Saturday, February 2, 2013

Resting Between Sets

I have spent my life with my eyes fixed on one goal or another, checking items off a myriad of lists line by line along the way. Those checks help me round out my sense of self, and the lure of unknown wonders around the next bend pulls me forward. I earned a degree, built a career or two, completed projects, lost the baby weight (finally), hiked mountains and conquered fears. Ah, but those milestones on the road to wonderful feel good!

Every once in a while, my current crop of goals grows stale. Life moves on to the next phase, and I find I require a new rhythm, new purpose. I study, ponder, try to match my heartbeat with the divine. Such was the case last fall, and over a few months I reached some surprising conclusions. Step back. Read. Breathe. Live in the present. Learn to radiate joy. And the hard one: defy logic and set aside the lofty goals for a time.

I embraced the plan initially. Learning to find joy, to accept life without the constant fight to make it fit my plan, felt incredibly liberating.

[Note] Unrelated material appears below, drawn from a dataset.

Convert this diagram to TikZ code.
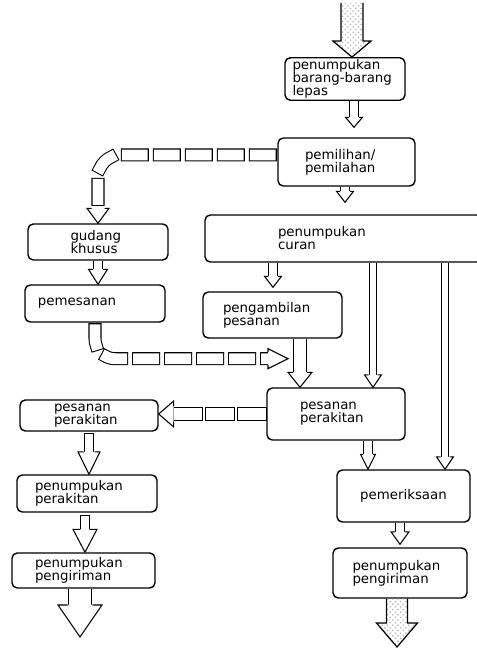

And then I stepped out of a rare mid-day bubble bath one afternoon and looked in the mirror in a moment of hormone-inspired introspective clarity. (Women, you know those moments.) "What a load of hooey!" I thought (in roughly those terms). "I have simply lowered my expectations of myself, of life. I have given up in defeat, thrown away the dream. I have become the lazy servant with his talent buried firmly in the sand." The thought pattern continued on with a fair amount of ranting and raving and glum expression, but that's pretty much the general theme. A quiet voice in a far corner of my brain reminded me that I had arrived at this path deliberately and under inspiration, but louder arguments drowned it out.

Winnie the Pooh has his favorite "Thotful Spot," a place made for "deciding what to do today." I have my own favorite thoughtful spots, and after a day of ranting and wallowing, I went to one of them. My mind wandered to one of my recurring goals that has impacted my life significantly over the past decade. I exercise religiously, and several days each week my regimen involves weight training. I love feeling strong, and I love the curve of a solid muscle. I thought about how those muscles grow. In simple terms, under the stress of pushing weight, the muscle tissue breaks down. It is in the recovery period (the rest in between sets, the good night of sleep) that the muscle rebuilds and grows.

Uncomfortable as it is to learn to define myself without the measuring stick of goals and accomplishments, this time of recovery is critical, and it will not last. This is a time to build strength and patience, to gather wisdom and grow faith. This is a time to hone insights, to cement good physical and spiritual habits, to nurture relationships. I still have a work to do, mountains to climb, loads to carry. Soon it will be time for the next set of reps, and I will need all of that strength and faith and insight when the time comes. For now, I will breathe, read, smile...and grow.